Major Military Increases Comes with Deep Cuts to Diplomacy and Foreign Assistance
In testimony to the Foreign Relations Committee on June 13, 2017, Secretary of State Rex Tillerson strongly supported increasing the U.S. military (“hard power”) budget by 10%, while deeply cutting America’s diplomacy and foreign assistance (“soft power”) capabilities, which represent only 1% of the national budget, by 30%. This would slash the International Affairs account, which funds the Department of State and U.S. Agency for International Development (USAID) budget down to 1980s levels.
Secretary Tillerson said his business experience in restructuring and downsizing serves him well in overseeing these steep cuts to the International Affairs account.
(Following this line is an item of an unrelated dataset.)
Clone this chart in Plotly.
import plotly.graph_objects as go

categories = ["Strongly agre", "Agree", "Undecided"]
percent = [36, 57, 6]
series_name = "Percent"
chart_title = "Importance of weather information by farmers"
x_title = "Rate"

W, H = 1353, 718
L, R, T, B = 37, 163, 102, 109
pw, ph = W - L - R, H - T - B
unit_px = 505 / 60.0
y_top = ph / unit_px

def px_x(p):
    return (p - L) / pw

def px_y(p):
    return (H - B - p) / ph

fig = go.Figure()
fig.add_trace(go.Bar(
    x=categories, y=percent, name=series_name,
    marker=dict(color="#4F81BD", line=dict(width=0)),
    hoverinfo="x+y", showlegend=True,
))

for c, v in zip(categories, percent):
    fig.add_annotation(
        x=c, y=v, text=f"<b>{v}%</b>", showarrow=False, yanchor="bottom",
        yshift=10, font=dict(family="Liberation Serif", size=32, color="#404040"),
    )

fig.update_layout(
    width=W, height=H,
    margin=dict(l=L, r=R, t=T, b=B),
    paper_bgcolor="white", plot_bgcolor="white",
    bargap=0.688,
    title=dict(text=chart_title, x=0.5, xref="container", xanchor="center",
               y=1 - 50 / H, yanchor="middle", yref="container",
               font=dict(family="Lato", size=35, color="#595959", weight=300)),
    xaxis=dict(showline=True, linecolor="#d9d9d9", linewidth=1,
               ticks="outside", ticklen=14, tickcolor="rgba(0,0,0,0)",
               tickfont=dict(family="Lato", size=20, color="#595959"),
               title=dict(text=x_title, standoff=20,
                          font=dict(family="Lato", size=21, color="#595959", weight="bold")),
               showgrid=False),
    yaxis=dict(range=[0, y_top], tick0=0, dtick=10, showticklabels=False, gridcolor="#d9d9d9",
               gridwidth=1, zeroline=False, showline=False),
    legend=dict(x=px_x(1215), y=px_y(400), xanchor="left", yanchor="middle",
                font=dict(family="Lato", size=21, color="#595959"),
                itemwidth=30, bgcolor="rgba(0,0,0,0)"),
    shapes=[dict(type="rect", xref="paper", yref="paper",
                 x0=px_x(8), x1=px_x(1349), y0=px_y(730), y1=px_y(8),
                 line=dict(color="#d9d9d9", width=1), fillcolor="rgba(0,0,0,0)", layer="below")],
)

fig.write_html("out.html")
He said the proposed cuts support the President’s “American First” Vision to:
- Defend U.S. National Security
- Assert U.S. Leadership and Influence
- Foster Opportunities for U.S. Economic Interests
- Ensure Effectiveness and Accountability to the U.S. Taxpayer
He characterized the State Department and USAID staff, which the Administration proposes cutting by 9%, as a “deep source of inspiration” for “their patriotism, professionalism, and willingness to make sacrifices,” but concluded that they would “continue to deliver results” with less funding and less people.
“Soft power” was coined in the late 1980s by Joseph Nye (historian, former assistant secretary of defense, and former dean of Harvard’s Kennedy School of Government). The term describes a country’s ability to persuade others to do what it wants without resorting to force or coercion. More recently, Nye has noted that the world of the 21st Century is undergoing two drastic global power shifts: (1) power is in transition among states; and (2) there is also a diffusion of power away from states to non-state actors. He argues that these twin historic challenges necessitate that America adeptly leveraging both hard and soft power to promote U.S. national interests and security.
Critics of the Administration’s proposed cuts to America’s “soft power” include members of both Parties in Congress, active duty and retired military leaders, national security experts, and business leaders. Contrary to the goals of the “America First” vision, they argue that cutting “soft power” damages U.S. national security and diminishes American influence and economic opportunities abroad
On the same day that Secretary Tillerson argued his support for the cuts, sixteen retired General Officers jointly submitted a written testimony to the Senate Armed Services Committee opposing any cuts to the State Department and USAID budget, while prominent leaders in foreign affairs, such as former USAID Administrator, Andrew Natsios, a 23-year veteran of the United States Army Reserve, who served in the First Gulf War and retired in 1995 with the rank of Lieutenant Colonel (“What Trump’s Foreign Aid Budget Means to the Rest of the World”, and General Colin Powell, former Secretary of State and Chairman of the Joint Chiefs of Staff (“American Leadership – We Can’t Do It For Free”), have written editorials opposing cuts to the International Affairs account.
At Secretary Tillerson’s testimony, Senator Lindsey Graham, a member of the Senate Armed Services Committee and the Senate Appropriates Committee, and a retired Colonel, U.S. Air Force Reserves, called the cuts “radical and reckless when it comes to soft power.” He said: “I want the country to know that if you eliminated the State Department…If you cripple the State Department it’s not about debt, it’s about American security and values being impeded.”
Despite strong opposition, the Administration’s opening gambit of such steep downsizing to America’s diplomacy and foreign assistance indicate cuts will likely be made one way or the other, and Secretary Tillerson is already beginning to plan for cuts and restructuring at both the State Department and USAID. Among these, the senior level State Department office overseeing Afghanistan and Pakistan is poised for closing.
At this time when the Administration is preparing to send thousands more troops to Afghanistan, the strength of America’s soft power must also be sustained to realize regional political and diplomatic solutions to this 16-year war.